Compute the p-value for the null hypothesis using `pbinom`

, and make a conclusion about whether we have evidence that Vox staffers can (sometimes) tell expensive wine from cheap wine.

*Just for fun*: the experiment here is reminiscent of the classical lady tasting tea experiment. (But you do not need to use Fisher’s exact test).

The null hypothesis is that everyone has a 1/3 change of correctly guessing which wine is the most expensive.

`pbinom(q = 3, size = 19, prob = 0.33333) + (1 - pbinom(q = 8, size = 19, prob = 0.33333))`

`## [1] 0.2248114`

We’d get a value that’s 3 away from what we’d expect on average (about 6), so we cannot reject the null hypothesis that everyone has a 1/3 chance of guessing correctly.

This is a slight inaccurate, since the probabilities of `q = 3`

and `q = 8`

are not the same.

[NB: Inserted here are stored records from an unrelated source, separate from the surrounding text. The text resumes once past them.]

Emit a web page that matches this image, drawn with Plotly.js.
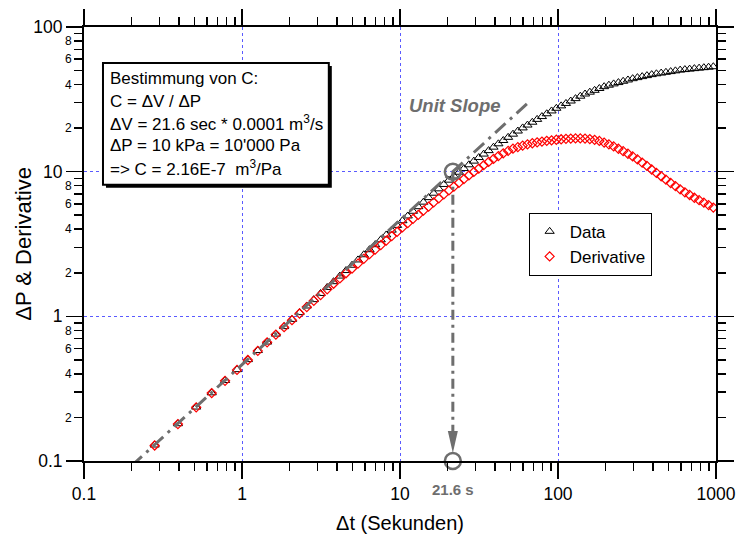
<!DOCTYPE html>
<html><head><meta charset="utf-8">
<script src="https://cdn.plot.ly/plotly-3.0.1.min.js"></script>
<style>html,body{margin:0;padding:0;background:#fff}</style>
</head><body><div id="chart" style="width:743px;height:540px"></div>
<script>
// ---- data ----
const timeSec = [0.28,0.393,0.513,0.643,0.781,0.93,1.089,1.259,1.442,1.638,
  1.847,2.072,2.313,2.57,2.847,3.143,3.46,3.799,4.163,4.553,
  4.971,5.419,5.898,6.412,6.963,7.553,8.185,8.862,9.587,10.36,
  11.2,12.09,13.05,14.07,15.17,16.34,17.6,18.95,20.4,21.95,
  23.61,25.38,27.29,29.33,31.52,33.86,36.37,39.06,41.94,45.03,
  48.34,51.88,55.68,59.75,64.1,68.78,73.78,79.14,84.88,91.04,
  97.63,104.7,112.3,120.4,129.1,138.4,148.3,159,170.5,182.7,
  195.9,209.9,225,241.2,258.5,277.1,296.9,318.2,341,365.5,
  391.7,419.7,449.8,482,516.5,553.5,593.1,635.5,681,729.7,
  781.9,837.8,897.7,961.9];
const deltaP = [0.129,0.181,0.236,0.296,0.36,0.428,0.502,0.58,0.664,0.754,
  0.849,0.952,1.061,1.179,1.305,1.439,1.583,1.736,1.898,2.072,
  2.255,2.454,2.665,2.888,3.127,3.381,3.653,3.943,4.252,4.58,
  4.941,5.323,5.728,6.156,6.616,7.096,7.61,8.159,8.736,9.329,
  9.906,10.51,11.16,11.83,12.52,13.23,13.98,14.77,15.58,16.42,
  17.27,18.16,19.09,20.07,21.0,21.97,22.98,24.04,25.14,26.29,
  27.43,28.5,29.62,30.78,31.99,33.24,34.42,35.45,36.5,37.58,
  38.69,39.6,40.44,41.29,42.15,43.04,43.94,44.68,45.4,46.13,
  46.87,47.49,48.05,48.62,49.19,49.78,50.36,50.78,51.17,51.56,
  51.95,52.35,52.75,53.15];
const derivative = [0.128,0.18,0.235,0.295,0.358,0.426,0.499,0.577,0.661,0.748,
  0.841,0.94,1.046,1.159,1.279,1.403,1.538,1.68,1.827,1.986,
  2.14,2.313,2.498,2.689,2.888,3.109,3.338,3.586,3.839,4.115,
  4.407,4.713,5.033,5.374,5.738,6.127,6.535,6.966,7.414,7.886,
  8.373,8.883,9.413,9.953,10.51,11.08,11.67,12.24,12.82,13.38,
  13.92,14.41,14.77,15.13,15.45,15.72,15.95,16.15,16.33,16.48,
  16.62,16.75,16.86,16.94,16.98,16.98,16.93,16.8,16.6,16.3,
  15.9,15.45,14.95,14.4,13.85,13.3,12.75,12.15,11.55,10.95,
  10.35,9.8,9.3,8.8,8.35,7.95,7.55,7.2,6.9,6.6,
  6.35,6.1,5.88,5.65];
const unitSlopeX = [0.2, 66];
const unitSlopeY = [0.0926, 30.56];
const markX = [21.6, 21.6];
const markY = [10, 0.1];
const arrowX = [21.6, 21.6];
const arrowY = [10, 0.14];
const xMajor = [0.1, 1, 10, 100, 1000];
const xMajorText = ['0.1', '1', '10', '100', '1000'];
const yMajor = [0.1, 1, 10, 100];
const yMajorText = ['0.1', '1', '10', '100'];
const xMinor = [0.2,0.3,0.4,0.5,0.6,0.7,0.8,0.9,2,3,4,5,6,7,8,9,20,30,40,50,60,70,80,90,200,300,400,500,600,700,800,900];
const yMinor = [0.2,0.3,0.4,0.5,0.6,0.7,0.8,0.9,2,3,4,5,6,7,8,9,20,30,40,50,60,70,80,90];
const yMinorText = ['2','','4','','6','','8','', '2','','4','','6','','8','', '2','','4','','6','','8',''];
const boxLines = ['Bestimmung von C:', 'C = ΔV / ΔP', 'ΔV = 21.6 sec * 0.0001 m<sup>3</sup>/s',
  'ΔP = 10 kPa = 10\'000 Pa', '=> C = 2.16E-7  m<sup>3</sup>/Pa'];

// ---- layout helpers ----
const FONT = 'Liberation Sans, Arial, sans-serif';
const W = 743, H = 540, ML = 84, MR = 26.5, MT = 27, MB = 78.5;
const PW = W - ML - MR, PH = H - MT - MB;
const px2x = p => (p - ML) / PW;
const py2y = p => 1 - (p - MT) / PH;
const GREY = '#6e6e6e';

const traces = [
  {x: timeSec, y: deltaP, name: 'Data', type: 'scatter', mode: 'markers',
   marker: {symbol: 'triangle-up-open', size: 8, color: '#000', line: {width: 1, color: '#000'}}},
  {x: timeSec, y: derivative, name: 'Derivative', type: 'scatter', mode: 'markers',
   marker: {symbol: 'diamond-open', size: 7, color: '#ff0000', line: {width: 1.2, color: '#ff0000'}}},
  {x: unitSlopeX, y: unitSlopeY, type: 'scatter', mode: 'lines', showlegend: false, hoverinfo: 'skip',
   line: {color: GREY, width: 3, dash: '14px,6px,3px,6px'}},
  {x: arrowX, y: arrowY, type: 'scatter', mode: 'lines', showlegend: false, hoverinfo: 'skip',
   line: {color: GREY, width: 3, dash: '10px,5px,3px,5px'}},
  {x: markX, y: markY, type: 'scatter', mode: 'markers', showlegend: false, hoverinfo: 'skip', cliponaxis: false,
   marker: {symbol: 'circle-open', size: 16, color: GREY, line: {width: 2.5, color: GREY}}},
  // empty trace that only switches on the overlay axes carrying the minor ticks
  {x: [], y: [], xaxis: 'x2', yaxis: 'y2', type: 'scatter', mode: 'markers', showlegend: false, hoverinfo: 'skip'}
];

const lineCommon = {
  type: 'log', showline: true, linecolor: '#000', linewidth: 2, mirror: 'ticks',
  ticks: 'outside', tickwidth: 1.5, tickcolor: '#000', zeroline: false, tickmode: 'array'
};

const annotations = boxLines.map((t, i) => ({
  xref: 'paper', yref: 'paper', x: px2x(108), y: py2y(79 + i * 22.2), xanchor: 'left', yanchor: 'middle',
  text: t, showarrow: false, font: {family: FONT, size: 17, color: '#000'}
}));
annotations.push({xref: 'x', yref: 'y', x: Math.log10(22.2), y: 1.46, text: '<b><i>Unit Slope</i></b>',
  showarrow: false, font: {family: FONT, size: 18.5, color: GREY}});
annotations.push({xref: 'x', yref: 'paper', x: Math.log10(21.6), y: py2y(490), text: '<b>21.6 s</b>',
  showarrow: false, yanchor: 'middle', font: {family: FONT, size: 15, color: GREY}});
// y axis title
annotations.push({xref: 'paper', yref: 'paper', x: px2x(24), y: py2y(244), xanchor: 'center', yanchor: 'middle',
  textangle: -90, text: 'ΔP & Derivative', showarrow: false, font: {family: FONT, size: 22, color: '#000'}});

const shapes = [
  {type: 'rect', xref: 'paper', yref: 'paper', layer: 'above',
   x0: px2x(106), x1: px2x(332), y0: py2y(188), y1: py2y(66), fillcolor: '#000', line: {width: 0}},
  {type: 'rect', xref: 'paper', yref: 'paper', layer: 'above',
   x0: px2x(103), x1: px2x(329), y0: py2y(185), y1: py2y(63), fillcolor: '#fff', line: {width: 2, color: '#000'}},
  {type: 'path', xref: 'x', yref: 'y', xsizemode: 'pixel', ysizemode: 'pixel', xanchor: 21.6, yanchor: 0.1,
   path: 'M-5,30 L5,30 L0,8 Z', fillcolor: GREY, line: {width: 0}}
];

const layout = {
  width: W, height: H, margin: {l: ML, r: MR, t: MT, b: MB},
  paper_bgcolor: '#fff', plot_bgcolor: '#fff', font: {family: FONT, color: '#000'},
  showlegend: true,
  legend: {x: px2x(529), y: py2y(213), xanchor: 'left', yanchor: 'top', bgcolor: '#fff',
    bordercolor: '#000', borderwidth: 1, font: {family: FONT, size: 17, color: '#000'}},
  xaxis: Object.assign({}, lineCommon, {range: [-1, 3], tickvals: xMajor, ticktext: xMajorText, ticklen: 16,
    showgrid: true, gridcolor: '#5a5aff', griddash: '3px,3px', gridwidth: 1,
    tickfont: {family: FONT, size: 17.5, color: '#000'},
    title: {text: 'Δt (Sekunden)', font: {family: FONT, size: 20, color: '#000'}, standoff: 13}}),
  xaxis2: Object.assign({}, lineCommon, {range: [-1, 3], overlaying: 'x', side: 'bottom', anchor: 'y',
    tickvals: xMinor, ticktext: xMinor.map(() => ''), ticklen: 8, showgrid: false,
    tickfont: {family: FONT, size: 10, color: '#000'}}),
  yaxis: Object.assign({}, lineCommon, {range: [-1, 2], tickvals: yMajor, ticktext: yMajorText, ticklen: 16,
    showgrid: true, gridcolor: '#5a5aff', griddash: '3px,3px', gridwidth: 1,
    tickfont: {family: FONT, size: 17.5, color: '#000'}}),
  yaxis2: Object.assign({}, lineCommon, {range: [-1, 2], overlaying: 'y', side: 'left', anchor: 'x',
    tickvals: yMinor, ticktext: yMinorText, ticklen: 8, showgrid: false,
    tickfont: {family: FONT, size: 12, color: '#000'}}),
  annotations: annotations,
  shapes: shapes
};

Plotly.newPlot('chart', traces, layout, {displayModeBar: false, staticPlot: true});
</script></body></html>
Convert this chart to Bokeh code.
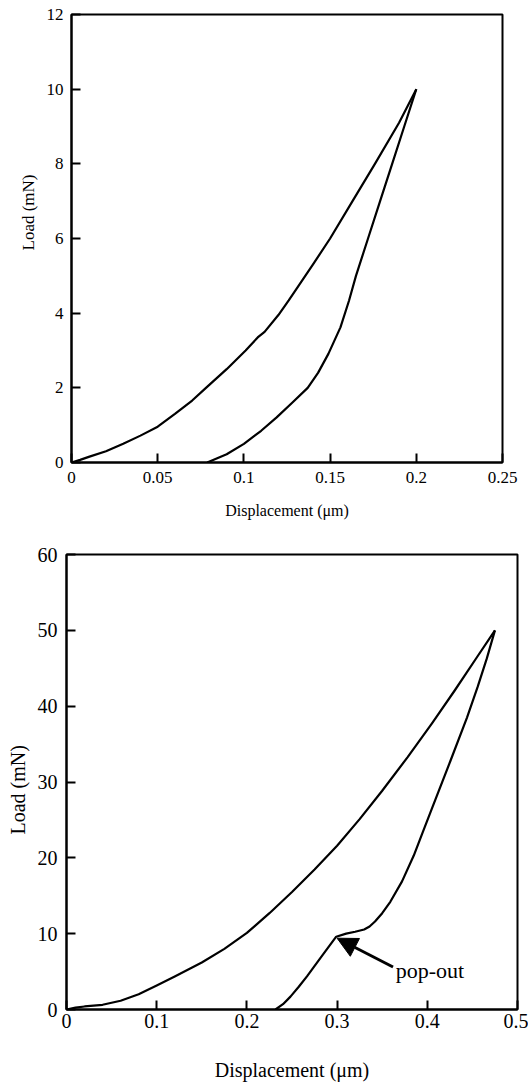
from bokeh.plotting import figure
from bokeh.models import Range1d, FixedTicker, Label, Arrow, NormalHead, Title
from bokeh.embed import file_html
from bokeh.resources import INLINE

FONT = "Liberation Serif"

# ---------------- Panel (a) data ----------------
a_load_x = [0, 0.005, 0.01, 0.02, 0.03, 0.04, 0.05, 0.06, 0.07, 0.078, 0.09, 0.101,
            0.108, 0.112, 0.12, 0.126, 0.14, 0.15, 0.163, 0.176, 0.19, 0.2]
a_load_y = [0, 0.07, 0.15, 0.3, 0.5, 0.72, 0.96, 1.3, 1.66, 2.0, 2.5, 3.0,
            3.35, 3.5, 3.95, 4.34, 5.3, 6.0, 7.0, 8.0, 9.1, 10.0]
a_unload_x = [0.2, 0.193, 0.186, 0.179, 0.172, 0.165, 0.161, 0.156, 0.149, 0.143,
              0.137, 0.128, 0.119, 0.11, 0.1, 0.09, 0.0787]
a_unload_y = [10.0, 9.0, 8.0, 7.0, 6.0, 5.0, 4.34, 3.62, 2.91, 2.4,
              2.0, 1.6, 1.21, 0.85, 0.5, 0.22, 0]
a_xticks = [0, 0.05, 0.1, 0.15, 0.2, 0.25]
a_xtick_labels = ["0", "0.05", "0.1", "0.15", "0.2", "0.25"]
a_yticks = [0, 2, 4, 6, 8, 10, 12]

# ---------------- Panel (b) data ----------------
b_load_x = [0, 0.01, 0.02, 0.04, 0.06, 0.08, 0.1, 0.12, 0.15, 0.175, 0.2, 0.225,
            0.25, 0.275, 0.3, 0.325, 0.35, 0.378, 0.405, 0.43, 0.455, 0.475]
b_load_y = [0, 0.25, 0.4, 0.62, 1.15, 2.0, 3.15, 4.35, 6.2, 8.0, 10.1, 12.7,
            15.5, 18.45, 21.6, 25.1, 28.85, 33.25, 37.7, 42.0, 46.45, 50]
b_unload_x = [0.475, 0.466, 0.456, 0.444, 0.4257, 0.4054, 0.395, 0.385, 0.372,
              0.359, 0.35, 0.342, 0.336, 0.33, 0.32, 0.31, 0.299, 0.2816, 0.2668,
              0.2575, 0.2483, 0.24, 0.2317]
b_unload_y = [50, 46.3, 42.6, 38.5, 32.8, 26.6, 23.4, 20.3, 16.9,
              14.2, 12.7, 11.6, 10.95, 10.55, 10.25, 10.0, 9.6, 6.8, 4.4,
              3.0, 1.7, 0.7, 0]
b_xticks = [0, 0.1, 0.2, 0.3, 0.4, 0.5]
b_xtick_labels = ["0", "0.1", "0.2", "0.3", "0.4", "0.5"]
b_yticks = [0, 10, 20, 30, 40, 50, 60]
popout_index = 16          # point of the unloading curve where the pop-out occurs
popout_text = "pop-out"


def make_panel(xr, yr, xticks, xlabels, yticks, curves, width, height, borders,
               tick_fs, label_fs, x_std, y_std, x_lab_std):
    left, right, top, bottom = borders
    p = figure(width=width, height=height, x_range=Range1d(*xr), y_range=Range1d(*yr),
               output_backend="svg", toolbar_location=None,
               min_border_left=left, min_border_right=right,
               min_border_top=top, min_border_bottom=bottom)
    p.grid.visible = False
    p.outline_line_color = "black"
    p.outline_line_width = 2
    p.outline_line_alpha = 1
    p.background_fill_color = "white"
    p.border_fill_color = "white"
    for ax in (p.xaxis[0], p.yaxis[0]):
        ax.axis_line_width = 2
        ax.axis_line_color = "black"
        ax.major_tick_in = 9
        ax.major_tick_out = 0
        ax.major_tick_line_width = 2
        ax.major_tick_line_color = "black"
        ax.minor_tick_line_color = None
        ax.major_label_text_font = FONT
        ax.major_label_text_font_size = tick_fs
        ax.major_label_text_color = "black"
        ax.axis_label_text_font = FONT
        ax.axis_label_text_font_size = label_fs
        ax.axis_label_text_font_style = "normal"
        ax.axis_label_text_color = "black"
    p.xaxis.ticker = FixedTicker(ticks=xticks)
    p.xaxis.major_label_overrides = {t: l for t, l in zip(xticks, xlabels)}
    p.yaxis.ticker = FixedTicker(ticks=yticks)
    p.xaxis.major_label_standoff = x_std
    p.yaxis.major_label_standoff = y_std
    p.xaxis.axis_label_standoff = x_lab_std
    p.xaxis.axis_label = "Displacement (\u03bcm)"
    for cx, cy in curves:
        p.line(cx, cy, line_color="black", line_width=2.2, line_join="round")
    return p


def corner_label(p, x, y, text, size):
    p.add_layout(Label(x=x, y=y, text=text, text_font=FONT, text_font_size=size,
                       text_align="left", text_baseline="middle", text_color="black"))


def y_title(p, text, size, offset):
    p.add_layout(Title(text=text, align="left", vertical_align="middle", offset=offset,
                       standoff=10, text_font=FONT, text_font_size=size,
                       text_font_style="normal", text_color="black"), "left")


# Panel (a): frame 431 x 448 at (71, 14)
pa = make_panel((0, 0.25), (0, 12), a_xticks, a_xtick_labels, a_yticks,
                [(a_load_x, a_load_y), (a_unload_x, a_unload_y)],
                528, 530, (71, 26, 14, 68), "17px", "16px", 9, 8, 16)
corner_label(pa, -0.0313, -1.26, "(a)", "17px")
y_title(pa, "Load (mN)", "17px", 212)

# Panel (b): frame 451 x 455 at (66, 554)
pb = make_panel((0, 0.5), (0, 60), b_xticks, b_xtick_labels, b_yticks,
                [(b_load_x, b_load_y), (b_unload_x, b_unload_y)],
                528, 559, (66, 11, 24, 80), "20px", "20px", 4, 9, 28)
px, py = b_unload_x[popout_index], b_unload_y[popout_index]
pb.add_layout(Arrow(end=NormalHead(size=20, fill_color="black", line_color="black"),
                    x_start=px + 0.063, y_start=py - 4.0, x_end=px + 0.001, y_end=py - 0.2,
                    line_width=3, line_color="black"))
corner_label(pb, px + 0.066, py - 4.4, popout_text, "22px")
corner_label(pb, -0.0654, -8.7, "b)", "20px")
y_title(pb, "Load (mN)", "20px", 175)

open("out.html", "w").write(file_html([pa, pb], INLINE))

Here is how we would compute the probability of getting something as improbable as 9 correct answers or more

`2*(1 - pbinom(q = 8, size = 19, prob = 0.33333))`

`## [1] 0.2922953`

(We do this by just multiplying the probability of getting 9 correct answers or more).

Either way, there is no evidence Vox staffers aren’t just guessing

The staffers also rated the wines on a 1-10 scale. The ratings were: Wine A ($8): 4.8/10 Wine B ($43): 4.8/10 Wine C ($14): 5.4/10

Suppose that your null hypothesis was that Wine B and Wine C would on average be rated the same. Test that hypothesis using `rnorm`

Note that you need to make an assumption about the \(\sigma\). Make a reasonable assumption, and explain why it is reasonable. Explore the effect of changing the value of \(\sigma\) to other reasonable values on the p-value.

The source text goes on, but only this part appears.